+++ Material

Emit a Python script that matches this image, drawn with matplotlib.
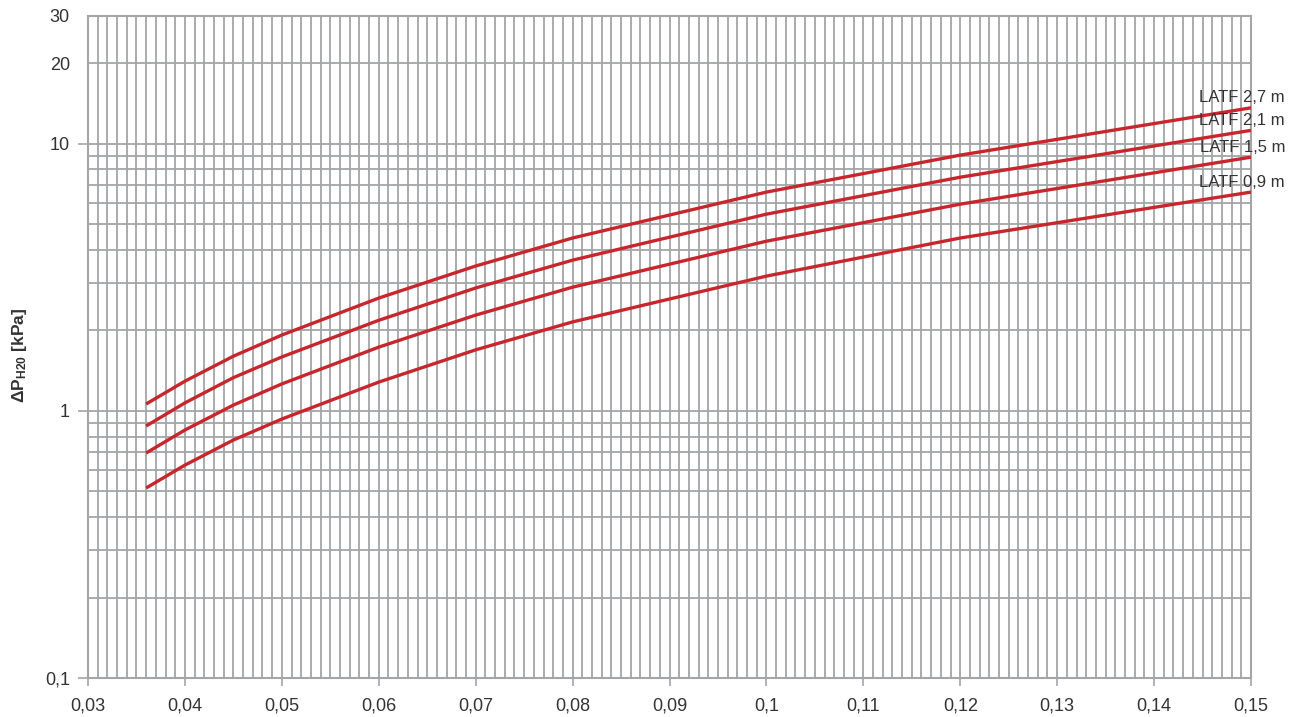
import matplotlib
matplotlib.use("Agg")
import matplotlib.pyplot as plt
from matplotlib.ticker import FixedLocator, MultipleLocator, FuncFormatter, LogLocator

# Volume flow [m3/s] at the sampled points
flow = [0.036, 0.04, 0.045, 0.05, 0.06, 0.07, 0.08, 0.10, 0.12, 0.15]

# Pressure drop [kPa] per unit length
dp_27 = [1.06, 1.29, 1.60, 1.92, 2.64, 3.48, 4.43, 6.58, 9.05, 13.6]
dp_21 = [0.877, 1.07, 1.33, 1.59, 2.18, 2.88, 3.66, 5.44, 7.48, 11.2]
dp_15 = [0.695, 0.847, 1.05, 1.26, 1.73, 2.28, 2.90, 4.31, 5.93, 8.89]
dp_09 = [0.514, 0.626, 0.777, 0.931, 1.28, 1.69, 2.15, 3.19, 4.43, 6.58]

series = [
    ("LATF 2,7 m", dp_27),
    ("LATF 2,1 m", dp_21),
    ("LATF 1,5 m", dp_15),
    ("LATF 0,9 m", dp_09),
]

x_ticks = [0.03, 0.04, 0.05, 0.06, 0.07, 0.08, 0.09, 0.10, 0.11, 0.12, 0.13, 0.14, 0.15]
x_tick_labels = ["0,03", "0,04", "0,05", "0,06", "0,07", "0,08", "0,09", "0,1",
                 "0,11", "0,12", "0,13", "0,14", "0,15"]
y_major = [0.1, 1, 10]
y_major_labels = ["0,1", "1", "10"]
y_extra_labels = {20: "20", 30: "30"}

plt.rcParams["font.family"] = ["Liberation Sans", "DejaVu Sans"]
plt.rcParams["mathtext.fontset"] = "custom"
plt.rcParams["mathtext.bf"] = "Liberation Sans:bold"
plt.rcParams["mathtext.rm"] = "Liberation Sans"

GRID = "#a3a5a7"
RED = "#c8262d"
TXT = "#333333"
FS = 13

fig = plt.figure(figsize=(12.89, 7.17), dpi=100)
ax = fig.add_axes([88 / 1289, 39 / 717, (1251 - 88) / 1289, (678 - 16) / 717])

ax.set_yscale("log")
ax.set_xlim(0.03, 0.15)
ax.set_ylim(0.1, 30)

# x axis: labelled every 0.01, grid every 0.001
ax.xaxis.set_major_locator(FixedLocator(x_ticks))
ax.set_xticklabels(x_tick_labels)
ax.xaxis.set_minor_locator(MultipleLocator(0.001))

# y axis: decades with tick marks, 20 and 30 labelled without marks
ax.yaxis.set_major_locator(FixedLocator(y_major))
ax.set_yticklabels(y_major_labels)
ax.yaxis.set_minor_locator(LogLocator(base=10, subs=[2, 3, 4, 5, 6, 7, 8, 9], numticks=20))
ax.yaxis.set_minor_formatter(FuncFormatter(
    lambda v, pos: y_extra_labels.get(int(round(v)), "") if v >= 19 else ""))

ax.tick_params(axis="x", which="major", length=6, width=1.2, color=GRID,
               labelsize=FS, labelcolor=TXT, pad=8)
ax.tick_params(axis="y", which="major", length=7, width=1.2, color=GRID,
               labelsize=FS, labelcolor=TXT, pad=6)
ax.tick_params(axis="y", which="minor", length=0, labelsize=FS,
               labelcolor=TXT, pad=13)
ax.tick_params(axis="x", which="minor", length=0)

ax.grid(True, which="both", color=GRID, linewidth=1.3)
ax.set_axisbelow(True)
for s in ax.spines.values():
    s.set_color(GRID)
    s.set_linewidth(1.5)

for label, vals in series:
    ax.plot(flow, vals, color=RED, linewidth=2.4, solid_capstyle="butt", zorder=3)
    ax.annotate(label, xy=(flow[-1], vals[-1]), xytext=(34, 10),
                textcoords="offset pixels", ha="right", va="center",
                fontsize=12, color=TXT, annotation_clip=False)

fig.text(20 / 1289, 1 - 355 / 717, r"$\mathbf{\Delta P_{H20}}$ [kPa]",
         rotation=90, ha="center", va="center", fontsize=12.5,
         fontweight="bold", color=TXT)

fig.savefig("out.png", dpi=100)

++++++

• _Stated problem_
Reproduce the material above in full and without alteration, but skip all pictures.

• _Completed task_
Emit a Python script that matches this image, drawn with matplotlib.
import matplotlib
matplotlib.use("Agg")
import matplotlib.pyplot as plt
from matplotlib.ticker import FixedLocator, MultipleLocator, FuncFormatter, LogLocator

# Volume flow [m3/s] at the sampled points
flow = [0.036, 0.04, 0.045, 0.05, 0.06, 0.07, 0.08, 0.10, 0.12, 0.15]

# Pressure drop [kPa] per unit length
dp_27 = [1.06, 1.29, 1.60, 1.92, 2.64, 3.48, 4.43, 6.58, 9.05, 13.6]
dp_21 = [0.877, 1.07, 1.33, 1.59, 2.18, 2.88, 3.66, 5.44, 7.48, 11.2]
dp_15 = [0.695, 0.847, 1.05, 1.26, 1.73, 2.28, 2.90, 4.31, 5.93, 8.89]
dp_09 = [0.514, 0.626, 0.777, 0.931, 1.28, 1.69, 2.15, 3.19, 4.43, 6.58]

series = [
    ("LATF 2,7 m", dp_27),
    ("LATF 2,1 m", dp_21),
    ("LATF 1,5 m", dp_15),
    ("LATF 0,9 m", dp_09),
]

x_ticks = [0.03, 0.04, 0.05, 0.06, 0.07, 0.08, 0.09, 0.10, 0.11, 0.12, 0.13, 0.14, 0.15]
x_tick_labels = ["0,03", "0,04", "0,05", "0,06", "0,07", "0,08", "0,09", "0,1",
                 "0,11", "0,12", "0,13", "0,14", "0,15"]
y_major = [0.1, 1, 10]
y_major_labels = ["0,1", "1", "10"]
y_extra_labels = {20: "20", 30: "30"}

plt.rcParams["font.family"] = ["Liberation Sans", "DejaVu Sans"]
plt.rcParams["mathtext.fontset"] = "custom"
plt.rcParams["mathtext.bf"] = "Liberation Sans:bold"
plt.rcParams["mathtext.rm"] = "Liberation Sans"

GRID = "#a3a5a7"
RED = "#c8262d"
TXT = "#333333"
FS = 13

fig = plt.figure(figsize=(12.89, 7.17), dpi=100)
ax = fig.add_axes([88 / 1289, 39 / 717, (1251 - 88) / 1289, (678 - 16) / 717])

ax.set_yscale("log")
ax.set_xlim(0.03, 0.15)
ax.set_ylim(0.1, 30)

# x axis: labelled every 0.01, grid every 0.001
ax.xaxis.set_major_locator(FixedLocator(x_ticks))
ax.set_xticklabels(x_tick_labels)
ax.xaxis.set_minor_locator(MultipleLocator(0.001))

# y axis: decades with tick marks, 20 and 30 labelled without marks
ax.yaxis.set_major_locator(FixedLocator(y_major))
ax.set_yticklabels(y_major_labels)
ax.yaxis.set_minor_locator(LogLocator(base=10, subs=[2, 3, 4, 5, 6, 7, 8, 9], numticks=20))
ax.yaxis.set_minor_formatter(FuncFormatter(
    lambda v, pos: y_extra_labels.get(int(round(v)), "") if v >= 19 else ""))

ax.tick_params(axis="x", which="major", length=6, width=1.2, color=GRID,
               labelsize=FS, labelcolor=TXT, pad=8)
ax.tick_params(axis="y", which="major", length=7, width=1.2, color=GRID,
               labelsize=FS, labelcolor=TXT, pad=6)
ax.tick_params(axis="y", which="minor", length=0, labelsize=FS,
               labelcolor=TXT, pad=13)
ax.tick_params(axis="x", which="minor", length=0)

ax.grid(True, which="both", color=GRID, linewidth=1.3)
ax.set_axisbelow(True)
for s in ax.spines.values():
    s.set_color(GRID)
    s.set_linewidth(1.5)

for label, vals in series:
    ax.plot(flow, vals, color=RED, linewidth=2.4, solid_capstyle="butt", zorder=3)
    ax.annotate(label, xy=(flow[-1], vals[-1]), xytext=(34, 10),
                textcoords="offset pixels", ha="right", va="center",
                fontsize=12, color=TXT, annotation_clip=False)

fig.text(20 / 1289, 1 - 355 / 717, r"$\mathbf{\Delta P_{H20}}$ [kPa]",
         rotation=90, ha="center", va="center", fontsize=12.5,
         fontweight="bold", color=TXT)

fig.savefig("out.png", dpi=100)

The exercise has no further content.